[EMAIL PROTECTED] wrote on Fri, 29 Dec 2006 14:43 -0500:
> [EMAIL PROTECTED] wrote on Fri, 29 Dec 2006 11:58 -0600:
> > [E 11:54:12.041386] Warning: exchange_data: partial read, 1/8 bytes.
> > [D 11:54:12.041441] ib_close_connection: closing connection to
> > 10.1.4.57:34756.
> > [E 11:54:12.042161] SIGSEGV: skipping cleanup; exit now!
> >
> > I realize this may also be a hardware issue, but I'd like to see the
> > server not barf when clients fail to connect..

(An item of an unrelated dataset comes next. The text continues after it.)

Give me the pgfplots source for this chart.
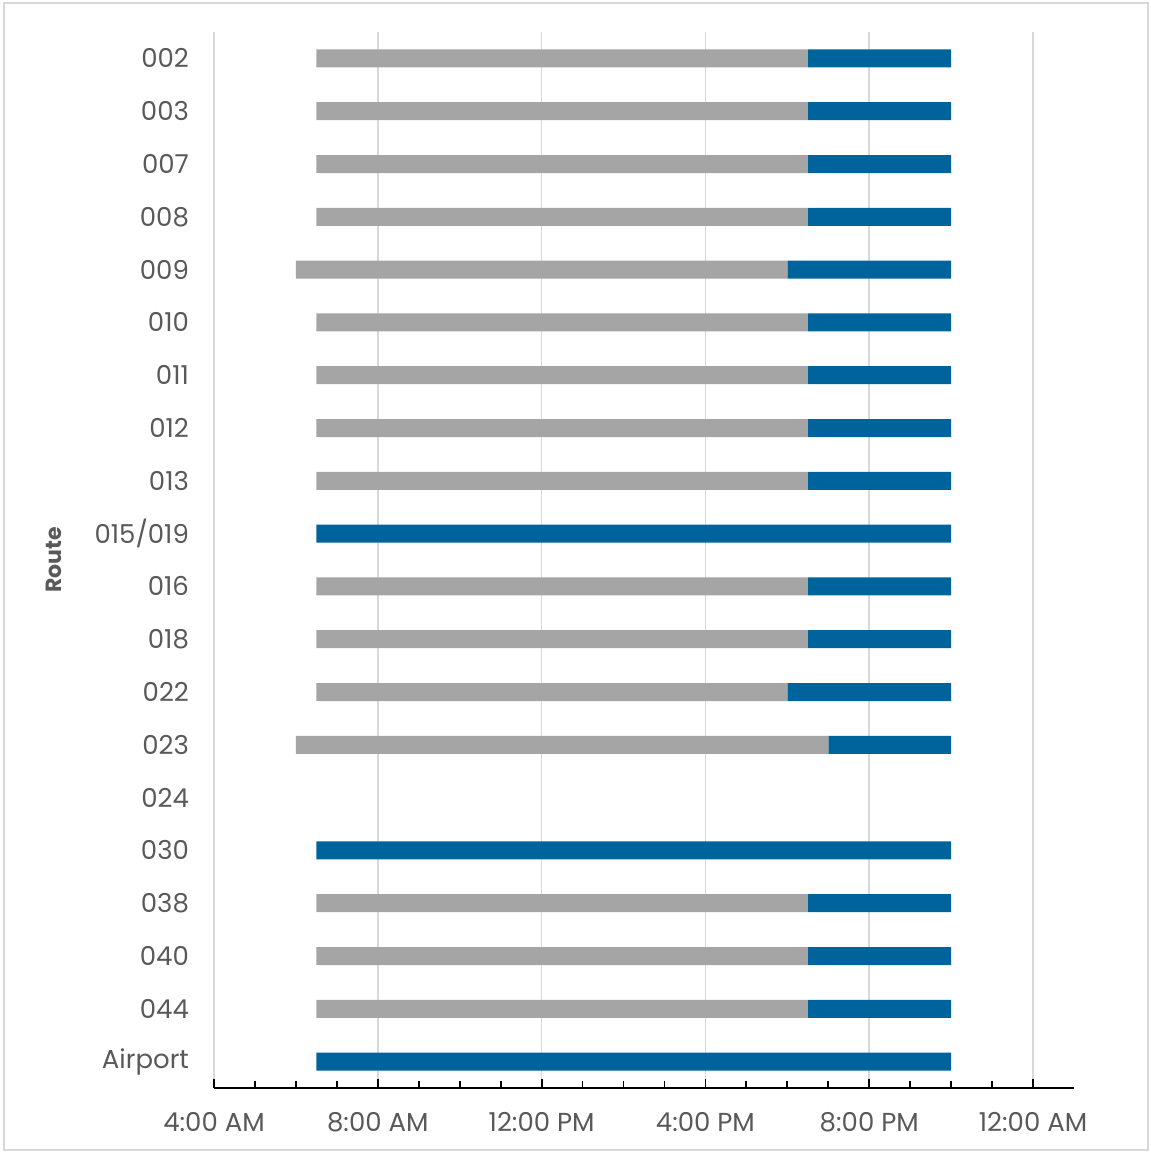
\documentclass[border=0pt]{standalone}
\usepackage{fontspec}
\setmainfont{Poppins}
\usepackage{pgfplots}
\usepackage{pgfplotstable}
\pgfplotsset{compat=1.18}
\definecolor{grayc}{HTML}{A5A5A5}
\definecolor{bluec}{HTML}{00649C}
\definecolor{txt}{HTML}{595959}
\definecolor{gridc}{HTML}{D9D9D9}
\pgfplotstableread{
y start day night
0 6.5 12 3.5
1 6.5 12 3.5
2 6.5 12 3.5
3 6.5 12 3.5
4 6 12 4
5 6.5 12 3.5
6 6.5 12 3.5
7 6.5 12 3.5
8 6.5 12 3.5
9 6.5 0 15.5
10 6.5 12 3.5
11 6.5 12 3.5
12 6.5 11.5 4
13 6 13 3
14 0 0 0
15 6.5 0 15.5
16 6.5 12 3.5
17 6.5 12 3.5
18 6.5 12 3.5
19 6.5 0 15.5
}\data
\begin{document}
\begin{tikzpicture}
\useasboundingbox (-107pt,-32.5pt) rectangle (468.5pt,544pt);
\draw[gridc, line width=0.8pt] (-105pt,-31pt) rectangle (467pt,542.5pt);
\begin{axis}[
  at={(0,0)}, anchor=south west,
  scale only axis, width=430pt, height=528pt,
  xbar stacked, bar width=9pt,
  xmin=4, xmax=25, ymin=-0.5, ymax=19.5, y dir=reverse,
  axis x line*=bottom, axis y line*=left,
  x axis line style={black, line width=0.8pt, -},
  y axis line style={draw=none},
  xtick={4,8,12,16,20,24},
  xticklabels={4:00 AM,8:00 AM,12:00 PM,4:00 PM,8:00 PM,12:00 AM},
  minor xtick={5,6,7,9,10,11,13,14,15,17,18,19,21,22,23},
  tick align=inside,
  major tick length=4.5pt, minor tick length=3.5pt,
  xtick style={black, line width=0.9pt},
  minor tick style={black, line width=0.6pt},
  xmajorgrids, major grid style={gridc, line width=0.8pt},
  ytick={0,...,19},
  yticklabels={002,003,007,008,009,010,011,012,013,015/019,016,018,022,023,024,030,038,040,044,Airport},
  ytick style={draw=none},
  ymajorgrids=false,
  ticklabel style={font=\fontsize{13}{15}\selectfont, text=txt},
  xticklabel style={yshift=-8.5pt},
  yticklabel style={xshift=-9pt},
  ylabel={Route},
  ylabel style={font=\fontsize{11}{13}\selectfont\bfseries, text=txt, at={(axis description cs:-0.186,0.5)}, anchor=center},
  /pgf/number format/assume math mode=true,
  clip=true,
]
\addplot[fill=none, draw=none] table[x=start, y=y]{\data};
\addplot[fill=grayc, draw=none] table[x=day, y=y]{\data};
\addplot[fill=bluec, draw=none] table[x=night, y=y]{\data};
\end{axis}
\end{tikzpicture}
\end{document}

> > I also tried commenting out those checks, yes its a hardware problem on
> > the client side for now, oddly enough though, netpipe over ib works
> > fine, so do all of my standard IB tests.
>
> Is this a multi-arch setup again? Perhaps I'll send you a patch
> in a jiffy guessing that that may be the issue.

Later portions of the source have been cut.